Menurut Ita, gerakan orangtua ini akan menjadi satu titik sejarah. Ia kemudian mencontohkan gerakan orangtua di Argentina, kerap dikenal dengan istilah Plaza de Mayo. Para orangtua yang kehilangan anaknya karena kejahatan pemerintahan, mulai menanyakan di mana keberadaan anak-anak mereka. Mereka tidak hanya berkumpul secara rutin di depan alun-alun, namun juga menyebarkan pemahaman politik kepada ibu-ibu lain non-korban, bahwa suatu saat anak mereka bisa saja menjadi korban.
“Jika gerakan Ibu Andayani dan orangtua lain bisa terus dijaga maka akan mungkin menjadi satu titik sejarah perlawanan pada ketidakadilan aparat,” papar Ita.
Ita pun mengingatkan untuk menyebarkan pengalaman yang ada dalam buku ini kepada orang tua lain.
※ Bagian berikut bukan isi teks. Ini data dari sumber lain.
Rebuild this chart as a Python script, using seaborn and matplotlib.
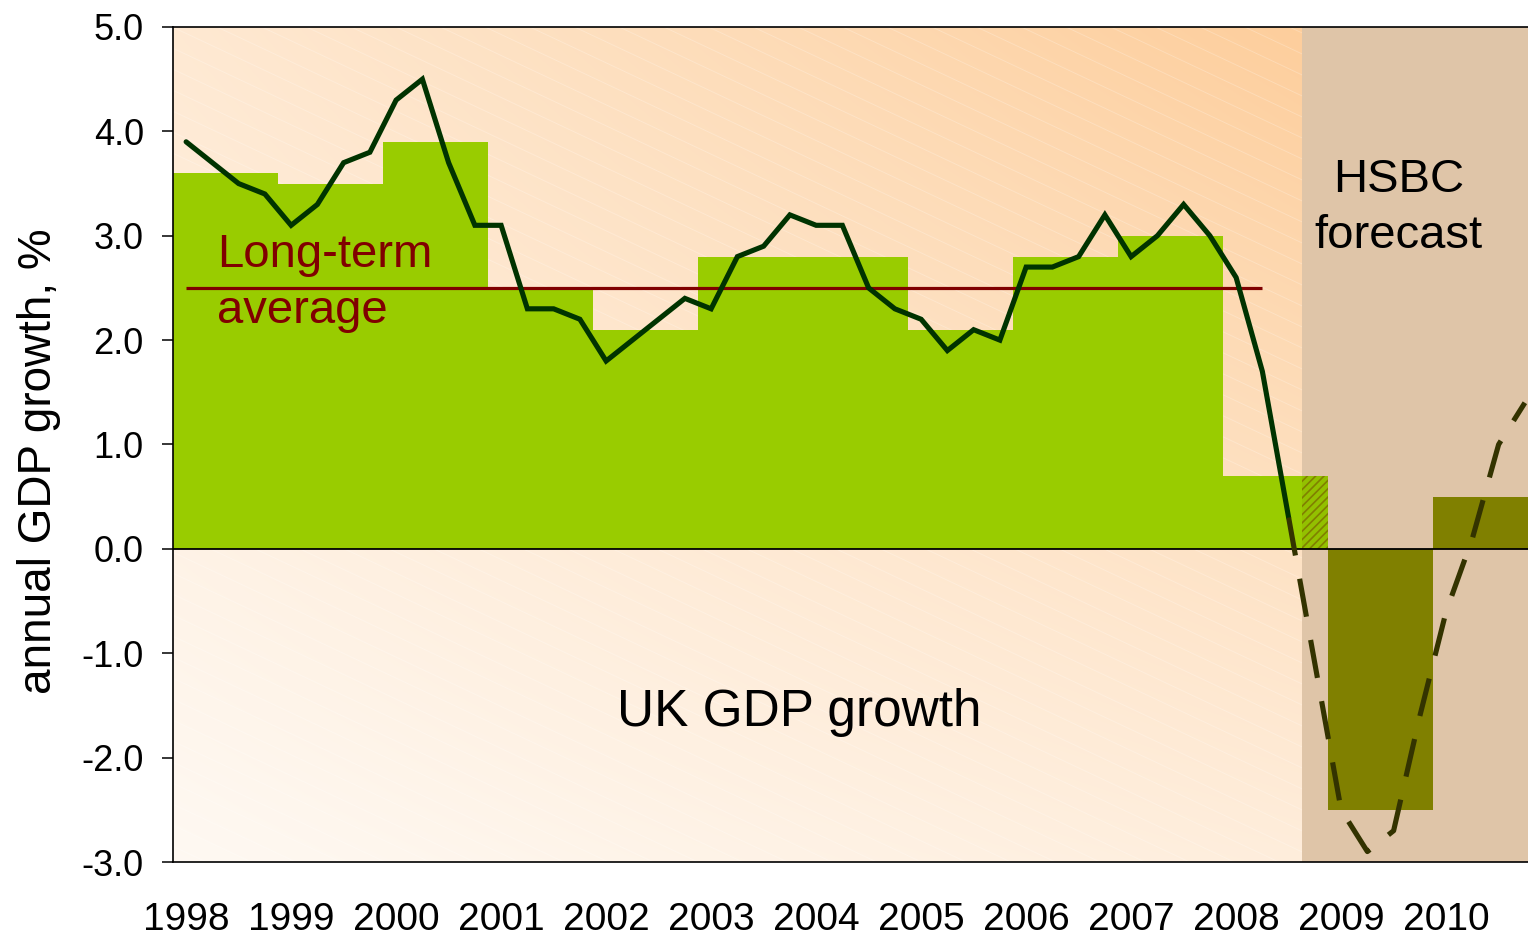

Menurutnya, kesadaran politik tentang ketidakadilan aparat perlu dibangun dan disebarluaskan kepada semua lapisan agar terjadi perubahan.
Herlambang Wiratraman, Dosen Fakultas Hukum UGM, turut menyoroti pentingnya buku itu sebagai sebuah narasi. Baginya, meski buku kecil itu bisa punya pengaruh besar. Narasi yang ada tentang Klitih atau kejahatan lain sejauh ini dikendalikan oleh aparat, dan buku ini mencoba melawan narasi itu dari perspektif sipil sebagai korban.
“Saya bisa membayangkan, ke depan publik akan terus diingatkan bahwa penegakan hukum pernah terjadi begitu semena-mena ini,” jelasnya.
Dari perspektif akademisi, Herlambang menyarankan bagi mahasiswa atau siapapun yang belajar Ilmu Hukum untuk membaca buku ini. Buku yang kebanyakan beredar dan dibaca mahasiswa Hukum adalah rangkaian aturan tanpa sudut pandang keadilan.
“Membaca buku ini akan mengusik nurani. Kemudian nurani yang terusik menggerakan otak. Dengan itulah seseorang ahli hukum bisa melihat keadilan,” pungkas Herlambang.